[LSR] Make OptimizeLoopTermCond able to handle some non-cmp conditions #165590

john-brawn-arm · 2025-10-29T16:16:13Z

Currently OptimizeLoopTermCond can only convert a cmp instruction to using a postincrement induction variable, which means it can't handle predicated loops where the termination condition comes from get_active_lane_mask. Relax this restriction so that we can handle any kind of instruction, though only if it's the instruction immediately before the branch (except for possibly an extractelement).

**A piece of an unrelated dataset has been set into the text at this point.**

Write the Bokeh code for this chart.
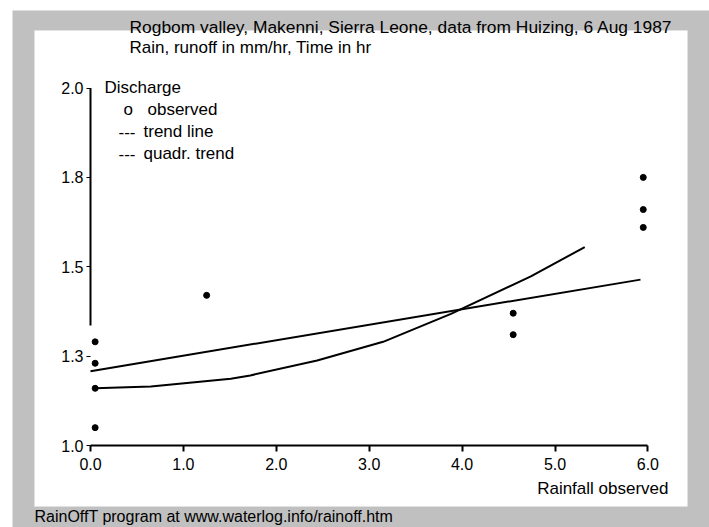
from bokeh.plotting import figure
from bokeh.models import Range1d, LinearAxis, FixedTicker, Label, BoxAnnotation
from bokeh.embed import file_html
from bokeh.resources import INLINE

# ---- data ----
obs_x = [0.05, 0.05, 0.05, 0.05, 1.25, 4.55, 4.55, 5.95, 5.95, 5.95]
obs_y = [1.29, 1.23, 1.16, 1.05, 1.42, 1.37, 1.31, 1.75, 1.66, 1.61]

trend_x = [0.0, 5.92]
trend_y = [1.208, 1.464]

quad_x = [0.05, 0.65, 1.51, 1.72, 2.44, 3.15, 3.88, 4.74, 5.32]
quad_y = [1.16, 1.165, 1.187, 1.196, 1.238, 1.29, 1.368, 1.473, 1.555]

x_ticks = [0, 1, 2, 3, 4, 5, 6]
x_tick_labels = ["0.0", "1.0", "2.0", "3.0", "4.0", "5.0", "6.0"]
y_ticks = [1.0, 1.25, 1.5, 1.75, 2.0]
y_tick_labels = ["1.0", "1.3", "1.5", "1.8", "2.0"]

title1 = "Rogbom valley, Makenni, Sierra Leone, data from Huizing, 6 Aug 1987"
title2 = "Rain, runoff in mm/hr, Time in hr"
legend_head = "Discharge"
legend_symbols = ["o", "---", "---"]
legend_names = ["observed", "trend line", "quadr. trend"]
x_title = "Rainfall observed"
footer = "RainOffT program at www.waterlog.info/rainoff.htm"

FONT = "Liberation Sans"
GRAY = "#C0C0C0"

# page-pixel -> data helpers
X0_PX, X_PER = 90.0, 92.9
Y0_PX, Y_PER = 445.0, 357.5


def dx(px):
    return (px - X0_PX) / X_PER


def dy(py):
    return 1.0 + (Y0_PX - py) / Y_PER


# canvas occupies page x 12..709, y 10..527; the frame fills the whole canvas
p = figure(
    width=697, height=517, margin=(10, 0, 0, 12),
    output_backend="svg", toolbar_location=None,
    x_range=Range1d(dx(12), dx(709)), y_range=Range1d(dy(527), dy(10)),
    x_axis_location=None, y_axis_location=None,
    min_border=0,
    border_fill_color=GRAY, background_fill_color=GRAY,
    outline_line_color=None,
)
p.grid.visible = False

# white plotting panel
p.add_layout(BoxAnnotation(left=dx(34), right=dx(687), top=dy(30), bottom=dy(506),
                           fill_color="white", fill_alpha=1.0,
                           line_color="#E6E6E6", line_width=1, level="underlay"))

# axes
xax = LinearAxis(fixed_location=1.0, bounds=(0, 6))
xax.ticker = FixedTicker(ticks=x_ticks)
xax.major_label_overrides = {t: l for t, l in zip(x_ticks, x_tick_labels)}
xax.axis_line_width = 2
xax.major_tick_line_width = 2
xax.major_tick_in = 0
xax.major_tick_out = 6
xax.minor_tick_line_color = None
xax.major_label_standoff = 6
xax.major_label_text_font = FONT
xax.major_label_text_font_size = "16px"
xax.major_label_text_color = "black"
p.add_layout(xax, "below")

yax = LinearAxis(fixed_location=0.0, bounds=(1, 2))
yax.ticker = FixedTicker(ticks=y_ticks)
yax.major_label_overrides = {t: l for t, l in zip(y_ticks, y_tick_labels)}
yax.axis_line_color = None
yax.major_tick_line_width = 1
yax.major_tick_in = 0
yax.major_tick_out = 4
yax.minor_tick_line_color = None
yax.major_label_standoff = 3
yax.major_label_text_font = FONT
yax.major_label_text_font_size = "16px"
yax.major_label_text_color = "black"
p.add_layout(yax, "left")

# visible part of the vertical axis line
p.segment(x0=[0.0], y0=[1.336], x1=[0.0], y1=[2.0], line_color="black", line_width=2)

# data
p.line(trend_x, trend_y, line_color="black", line_width=2)
p.line(quad_x, quad_y, line_color="black", line_width=2)
p.scatter(obs_x, obs_y, size=6, fill_color="black", line_color="black")


def add_text(txt, px, py, align="left", size="17px"):
    p.add_layout(Label(x=dx(px), y=dy(py), text=txt, text_font=FONT,
                       text_font_size=size, text_color="black",
                       text_align=align, text_baseline="alphabetic"))


add_text(title1, 129, 26, size="17.4px")
add_text(title2, 129, 47)
add_text(legend_head, 104, 87)
sym_x = [123, 118, 118]
name_x = [147, 143, 143]
rows_y = [109, 131, 153]
for s, n, sx, nx, ry in zip(legend_symbols, legend_names, sym_x, name_x, rows_y):
    add_text(s, sx, ry)
    add_text(n, nx, ry)
add_text(x_title, 668, 488, align="right")
add_text(footer, 34, 516, size="16px")

open("out.html", "w").write(file_html(p, INLINE))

llvmbot · 2025-10-29T16:16:47Z

@llvm/pr-subscribers-backend-aarch64

@llvm/pr-subscribers-llvm-transforms

Author: John Brawn (john-brawn-arm)

Changes

Currently OptimizeLoopTermCond can only convert a cmp instruction to using a postincrement induction variable, which means it can't handle predicated loops where the termination condition comes from get_active_lane_mask. Relax this restriction so that we can handle any kind of instruction, though only if it's the instruction immediately before the branch (except for possibly an extractelement).

Full diff: https://github.com/llvm/llvm-project/pull/165590.diff

2 Files Affected:

(modified) llvm/lib/Transforms/Scalar/LoopStrengthReduce.cpp (+32-12)
(added) llvm/test/Transforms/LoopStrengthReduce/AArch64/non-cmp-cond.ll (+209)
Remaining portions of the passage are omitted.